* Artigo pescado no excelente Blogs do Além, Supostamente psicografado (ou psicoditado) pelo espírito de Nelson Rodrigues
Dia desses, eu navegava pelo YouTube, quando me deparei com o vídeo de uma música romanticamente intitulada Sou F...
Perdão pelos três pontinhos, mas este blog tem, entre seus leitores, senhoras que ainda se ruborizam. E, antes que você condene o fato de eu assistir a um clipe da banda Avassaladores, quero dizer o seguinte: uma sociedade em que o trocador de ônibus fosse um Aristóteles, o lavador de para-lamas um Goethe, o mata-mosquitos um Marx. Em tal sociedade, eu entenderia o nosso desprezo intelectual pelo funk carioca.
O clipe em questão já tem quase 10 milhões de views (postei adiante). Dizem-me os mais informados que a música é um grande sucesso, toca até em baile de grã-fino. Já mereceu versão sertaneja chique, e é constantemente parodiada por outros internautas. Entrou para o repertório popular da festa e da galhofa. Reproduzo aqui um pedaço da letra.
Sou f... (2x)
Sou f... na cama eu te esculacho
Na sala ou no quarto
No beco ou no carro
Eu... eu sou sinistro
Melhor que seu marido
Esculacho seu amigo
No escuro eu sou um perigo...
Avassalador, um cara interessante
Esculacho seu amante
Até o seu ficante
Sou f... na cama eu te esculacho
Na sala ou no quarto
No beco ou no carro
Eu... eu sou sinistro
Melhor que seu marido
Esculacho seu amigo
No escuro eu sou um perigo...
Avassalador, um cara interessante
Esculacho seu amante
Até o seu ficante
Por que é mesmo que estou dizendo isso? Já sei. Sempre repeti que o brasileiro é um narciso às avessas, que cospe na própria imagem. Nossa tragédia era não ter o mínimo de autoestima.
Cristalizei essa mania nacional de, voluntariamente, se colocar de quatro, em face do resto do mundo, quando criei a expressão complexo de vira-lata.
Em verdade, ela me ocorreu depois do trauma sofrido pelos brasileiros em 1950, quando a Seleção Brasileira foi derrotada pela uruguaia na final da Copa do Mundo, em pleno estádio Mário Filho.

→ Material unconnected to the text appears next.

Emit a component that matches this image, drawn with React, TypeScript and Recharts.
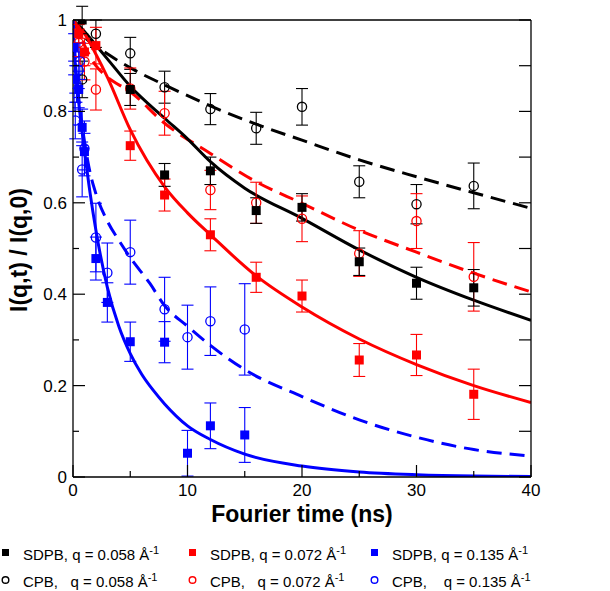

Vi que esse fenômeno não se limitava somente ao campo futebolístico. O Brasil era muito impopular no Brasil. Não nos sentíamos preparados para ser “o maior do mundo” em qualquer coisa. Nem em cuspe a distância.
Éramos humildes de babar na gravata. Quando passava a carrocinha de cachorro, cada um de nós tinha medo de ser laçado também. Bem diferente dos dias que correm. Hoje estamos nos achando F...
E a letra do funk não é o único índice. Há outras ululantes evidências. Exigimos uma cadeira no Conselho de Segurança da ONU. Zombamos com sarcasmo do déficit americano. Abrimos as portas da nação para receber, numa mesma década, os dois maiores eventos esportivos do planeta. Aparecemos em pesquisa como o povo mais otimista do mundo. Sem contar o corte de cabelo do Neymar. No espelho, nos vemos como a última bolacha do pacote.
Eu estou achando ótima essa mudança. É fundamental que o brasileiro ouse aspirações cesarianas. Um inglês, um americano, um alemão pode ser modesto.
Sim, um Napoleão pode ser humilde. Eu, se fosse o papa, havia de chamar até os contínuos de “doutor”. Como povo que recém deixou a autodesconfiança de lado, não temos esse direito.
Nunca imaginei que o brasileiro viveria esse momento. O complexo de vira-lata foi parar no pet shop. Só espero que nossa entrada triunfante para o Kennel Club da estima não nos crie desejos imperiosos e novo-riquistas como o de ter um trem-bala e nem nos atrapalhe na hora de cobrar pênaltis.